Electronic, vibrational, and optical properties of fullerene–S8 co-crystals

Abstract

Sulfur and fullerenes are well-known materials that have received significant attention over many years and fullerene–S₈ co-crystals have been reported recently. Here, via density functional theory (DFT) calculations, we shed light on the electronic, vibrational, and optical properties of the C₆₀–2S₈ and C₇₀–2S₈ co-crystals. In both co-crystals, the holes and electrons are characterized by very small effective masses that are comparable to those derived in fullerene single crystals. Interestingly, the S₈ molecules are found not to contribute to charge transport as the calculations show that both types of carriers move over the networks formed by the fullerene molecules. Calculations of the excited electronic states point to the formation of charge-transfer states, where electrons are transferred from fullerene molecules to S₈ molecules, i.e., the fullerenes act in these co-crystals as electron donors.
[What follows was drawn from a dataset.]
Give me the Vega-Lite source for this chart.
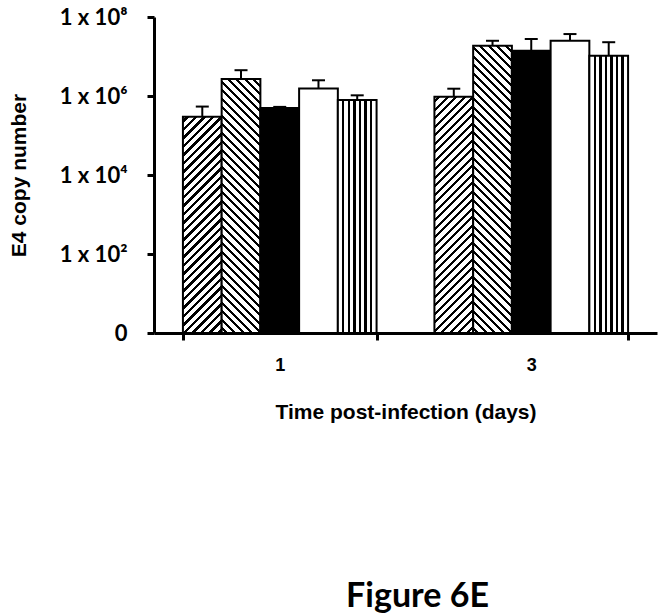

However, the energies of these charge-transfer states in both C₆₀–2S₈ and C₇₀–2S₈ are higher than those of several excited states localized on C₆₀ or C₇₀; therefore, the charge-transfer states play no role in the low-energy part of the absorption spectrum. In agreement with experimental data, the calculations also show that the fullerene–S₈ inter-molecular interactions are very weak in the ground state; as a result, the infrared (IR) spectra of the co-crystals represent a simple superposition of the spectra of S₈ and fullerene molecules. Since the spectra are largely silent in the long-wave IR region (800–1250 cm⁻¹), these fullerene–S₈ co-crystals are potential candidates for thermal IR imaging applications.